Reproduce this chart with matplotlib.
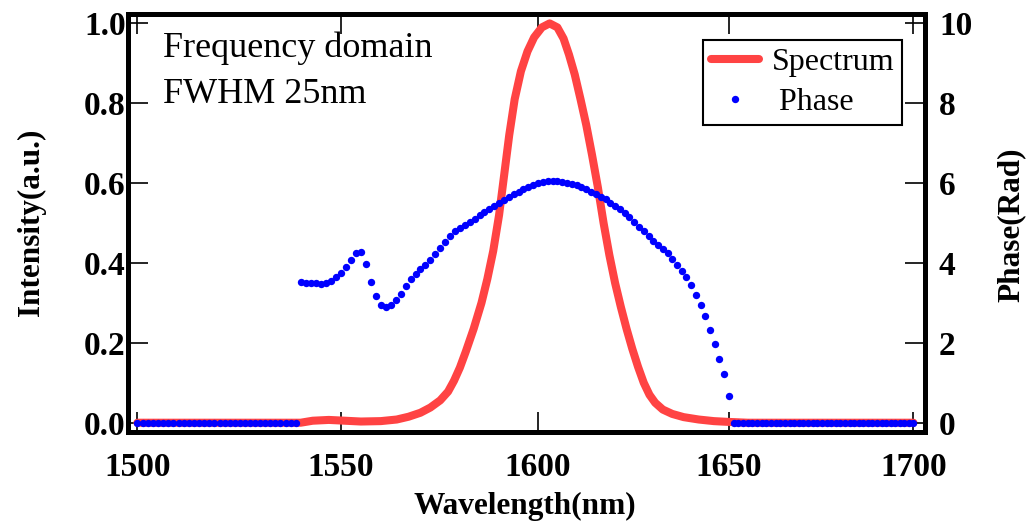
════════════════
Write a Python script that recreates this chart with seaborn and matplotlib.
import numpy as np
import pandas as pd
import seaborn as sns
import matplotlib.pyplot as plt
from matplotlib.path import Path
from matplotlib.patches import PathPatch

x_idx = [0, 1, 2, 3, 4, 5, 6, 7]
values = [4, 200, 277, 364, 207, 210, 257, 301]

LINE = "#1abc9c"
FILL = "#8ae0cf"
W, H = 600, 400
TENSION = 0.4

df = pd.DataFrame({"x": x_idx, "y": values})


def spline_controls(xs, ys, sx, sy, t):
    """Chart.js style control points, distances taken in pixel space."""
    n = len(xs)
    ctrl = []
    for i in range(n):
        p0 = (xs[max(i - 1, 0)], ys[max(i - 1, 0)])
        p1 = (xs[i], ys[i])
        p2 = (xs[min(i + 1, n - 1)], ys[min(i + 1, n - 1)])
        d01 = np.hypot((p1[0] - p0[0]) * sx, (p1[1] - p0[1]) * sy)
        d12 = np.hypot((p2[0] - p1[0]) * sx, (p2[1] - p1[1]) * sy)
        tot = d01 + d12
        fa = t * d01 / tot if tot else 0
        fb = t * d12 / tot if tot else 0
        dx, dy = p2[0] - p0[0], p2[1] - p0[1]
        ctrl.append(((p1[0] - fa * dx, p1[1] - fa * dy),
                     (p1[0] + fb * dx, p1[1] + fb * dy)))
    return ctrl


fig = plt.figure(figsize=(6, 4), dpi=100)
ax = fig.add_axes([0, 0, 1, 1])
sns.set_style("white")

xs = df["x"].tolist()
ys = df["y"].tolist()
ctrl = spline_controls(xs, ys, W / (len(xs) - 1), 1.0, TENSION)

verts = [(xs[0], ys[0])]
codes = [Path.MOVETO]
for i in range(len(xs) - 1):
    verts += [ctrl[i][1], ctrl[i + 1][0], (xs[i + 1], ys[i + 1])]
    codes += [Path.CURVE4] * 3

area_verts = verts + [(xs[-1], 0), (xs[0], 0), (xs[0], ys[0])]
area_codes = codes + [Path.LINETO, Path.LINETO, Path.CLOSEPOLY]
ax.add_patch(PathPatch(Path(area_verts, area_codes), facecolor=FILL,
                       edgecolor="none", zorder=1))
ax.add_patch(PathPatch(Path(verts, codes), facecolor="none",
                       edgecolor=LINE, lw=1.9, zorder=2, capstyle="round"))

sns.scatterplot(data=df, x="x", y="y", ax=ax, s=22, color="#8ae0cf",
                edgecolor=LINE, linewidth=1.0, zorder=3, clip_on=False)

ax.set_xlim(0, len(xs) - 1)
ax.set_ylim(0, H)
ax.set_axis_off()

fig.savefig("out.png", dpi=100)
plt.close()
════════════════
▶ **YOUR TASK**
Output exactly one stretch of the listing: from the line containing "Write a Python" through the line containing "from matplotlib.patches import PathPatch", both end lines included.

▶ **FULL OUTPUT**
Write a Python script that recreates this chart with seaborn and matplotlib.
import numpy as np
import pandas as pd
import seaborn as sns
import matplotlib.pyplot as plt
from matplotlib.path import Path
from matplotlib.patches import PathPatch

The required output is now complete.